A purchasing agent, for example, might describe the company’s purchasing system, giving special emphasis to its shortcomings (such as the fact that there may not be enough room on a purchase order for notes), while neglecting to describe the essential facts about a purchase order (such as the fact that “terms of sale” must appear). To build a new system based solely on the structure (and failings) of an existing system is to fail to take advantage of technological opportunities. Suppose, for example, purchasing were to do away with paper forms altogether and dial directly into vendors’ computers. What would remain essential to the transaction?

How Standards Can Help

Both communications and discipline can be improved. Moreover, we can make better use of each other’s work. What is needed is standardization of our approach to the modeling process. This does not mean simply using a common system of notation, although that would certainly help. What it means, rather, is using a common approach to the way we think about business situations, and to the way we organize our presentations of them. This book is about these “conventions of thought.” It identifies common situations that are present in a variety of businesses and government agencies, and which can be modeled in a standardized way. This standardization can make models both easier to read and more descriptive of what is fundamental to an enterprise.

The modeling conventions presented here are an attempt to establish that common approach to modeling.
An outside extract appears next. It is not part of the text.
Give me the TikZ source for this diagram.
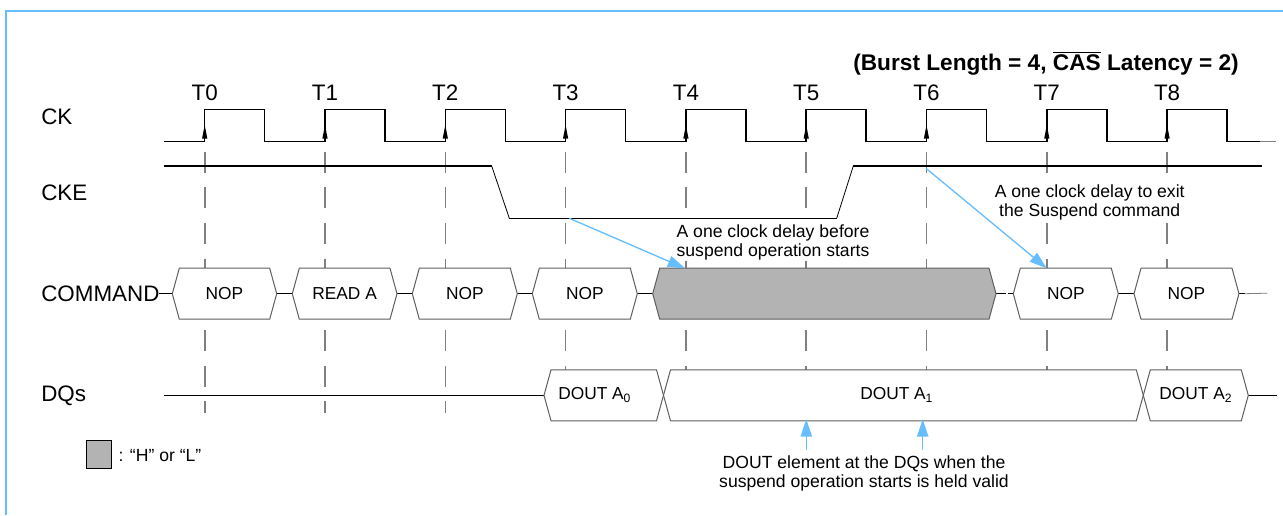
\documentclass[tikz,border=0pt]{standalone}
\usepackage{fontspec}
\setmainfont{Liberation Sans}
\usetikzlibrary{arrows.meta}
\definecolor{bblue}{RGB}{102,190,255}
\definecolor{hl}{RGB}{179,179,179}
\definecolor{dgray}{RGB}{95,95,95}
\definecolor{tgray}{RGB}{128,128,128}
\newcommand\hexbox[4]{\draw[#4] (#1,#3) -- ({#1+7},{#3-25.5}) -- ({#2-7},{#3-25.5}) -- (#2,#3) -- ({#2-7},{#3+25.5}) -- ({#1+7},{#3+25.5}) -- cycle;}
\begin{document}
\begin{tikzpicture}[x=0.75pt,y=-0.75pt,
  biglbl/.style={inner sep=0pt,font=\fontsize{16.8}{20}\selectfont},
  boxtxt/.style={inner sep=0pt,font=\fontsize{13}{15}\selectfont},
  note/.style={inner sep=1pt,fill=white,align=center,font=\fontsize{13.2}{14.2}\selectfont},
  sigline/.style={line width=1.1pt,black},
  thinline/.style={line width=0.8pt,black},
  tline/.style={line width=1.2pt,tgray,dash pattern=on 15.75pt off 11pt},
  boxline/.style={line width=0.75pt,dgray,fill=white},
  hlbox/.style={line width=0.75pt,dgray,fill=hl},
  barrow/.style={line width=1pt,bblue,-{Triangle[length=13pt,width=8.5pt]}}]
\useasboundingbox (0,0) rectangle (1283,515);
% frame (top and left edges visible)
\draw[bblue,line width=1.6pt] (6,515) -- (6,11) -- (1283,11);
% title
\node[inner sep=0pt,anchor=east,font=\fontsize{17}{20}\bfseries\selectfont] (title) at (1239,63.3) {(Burst Length = 4, $\overline{\hbox{CAS}}$ Latency = 2)};
% signal labels
\node[biglbl,anchor=west] (ck) at (41,117) {CK};
\node[biglbl,anchor=west] (cke) at (41,192.7) {CKE};
\node[biglbl,anchor=west] (cmd) at (41,294) {COMMAND};
\node[biglbl,anchor=west] (dqs) at (41,395.7) {DQs};
% dashed time markers
\foreach \i in {0,...,8}{
  \draw[tline] ({204.7+120.3*\i},151.7) -- ({204.7+120.3*\i},412.7);
  \node[biglbl] (t\i) at ({204.7+120.3*\i},93) {T\i};
}
% clock
\draw[sigline] (164.3,141.3) foreach \i in {0,...,8} { -- ({204.7+120.3*\i},141.3) -- ({204.7+120.3*\i},109.3) -- ({264.7+120.3*\i},109.3) -- ({264.7+120.3*\i},141.3) } -- (1260,141.3);
\draw[line width=1pt,tgray] (1260,141.3) -- (1275.7,141.3);
\foreach \i in {0,...,8}{
  \fill ({204.7+120.3*\i},125) -- ({202.1+120.3*\i},138.5) -- ({207.3+120.3*\i},138.5) -- cycle;
}
% CKE
\draw[sigline] (164.3,166) -- (491.7,166);
\draw[line width=0.6pt] (491.7,166) -- (509.3,218.3);
\draw[sigline] (509.3,218.3) -- (836.7,218.3);
\draw[line width=0.6pt] (836.7,218.3) -- (853.3,166);
\draw[sigline] (853.3,166) -- (1262.3,166);
% COMMAND bus
\draw[thinline] (159,293.7) -- (172.3,293.7);
\draw[thinline] (276.7,293.7) -- (292.3,293.7);
\draw[thinline] (397,293.7) -- (412.3,293.7);
\draw[thinline] (517.3,293.7) -- (532.3,293.7);
\draw[thinline] (637.3,293.7) -- (652.7,293.7);
\draw[thinline] (996,293.7) -- (1006,293.7);
\draw[thinline] (1008,293.7) -- (1013.3,293.7);
\draw[thinline] (1118.3,293.7) -- (1134,293.7);
\draw[thinline] (1239,293.7) -- (1245,293.7);
\draw[line width=0.6pt,tgray] (1245,293.7) -- (1267.3,293.2);
\hexbox{172.3}{276.7}{293.7}{boxline}
\hexbox{292.3}{397}{293.7}{boxline}
\hexbox{412.3}{517.3}{293.7}{boxline}
\hexbox{532.3}{637.3}{293.7}{boxline}
\hexbox{652.7}{996}{293.7}{hlbox}
\hexbox{1013.3}{1118.3}{293.7}{boxline}
\hexbox{1134}{1239}{293.7}{boxline}
\node[boxtxt] (c0) at (224.5,293.7) {NOP};
\node[boxtxt] (c1) at (344.6,293.7) {READ A};
\node[boxtxt] (c2) at (464.8,293.7) {NOP};
\node[boxtxt] (c3) at (584.8,293.7) {NOP};
\node[boxtxt] (c7) at (1065.8,293.7) {NOP};
\node[boxtxt] (c8) at (1186.5,293.7) {NOP};
% DQs bus
\draw[sigline] (164.3,395.3) -- (544,395.3);
\draw[sigline] (1248.3,395.3) -- (1276.7,395.3);
\hexbox{544}{663.5}{395.3}{boxline}
\hexbox{663.5}{1143.3}{395.3}{boxline}
\hexbox{1143.3}{1248.3}{395.3}{boxline}
\node[boxtxt] (d0) at (594.7,395.3) {DOUT A\textsubscript{0}};
\node[boxtxt] (d1) at (896.7,395.3) {DOUT A\textsubscript{1}};
\node[boxtxt] (d2) at (1195.8,395.3) {DOUT A\textsubscript{2}};
% notes
\node[note] (n1) at (773,242) {A one clock delay before\\suspend operation starts};
\node[note] (n2) at (1089.7,202.7) {A one clock delay to exit\\the Suspend command};
\node[note] (n3) at (864,473.7) {DOUT element at the DQs when the\\suspend operation starts is held valid};
% blue arrows
\coordinate (a1s) at (569.3,218.3);
\coordinate (a1e) at (685,268.3);
\coordinate (a2s) at (926,168.3);
\coordinate (a2e) at (1046.7,268.3);
\coordinate (a3s) at (806.3,450);
\coordinate (a3e) at (806.3,419.3);
\coordinate (a4s) at (922.7,450);
\coordinate (a4e) at (922.7,419.3);
\draw[barrow] (a1s) -- (a1e);
\draw[barrow] (a2s) -- (a2e);
\draw[barrow] (a3s) -- (a3e);
\draw[barrow] (a4s) -- (a4e);
% legend
\draw[line width=0.8pt,fill=hl] (86.3,440.7) rectangle (111.7,468.7);
\node[inner sep=0pt,anchor=west,font=\fontsize{13.2}{15}\selectfont] (leg) at (118.3,455.7) {: “H” or “L”};
\end{tikzpicture}
\end{document}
They do not represent the final models of any real company or agency. Rather, they are starting points, showing ways of looking at a business situation that should allow an analyst quickly to come to terms with the most important aspects of it. Having done so, the analyst is expected to apply creativity and imagination to adapt technology to those aspects.

Each chapter of the book presents concepts fundamental to a topic. It describes a typical business situation, provides basic models for portraying the situation, and enumerates variations that can be expected across different organizations.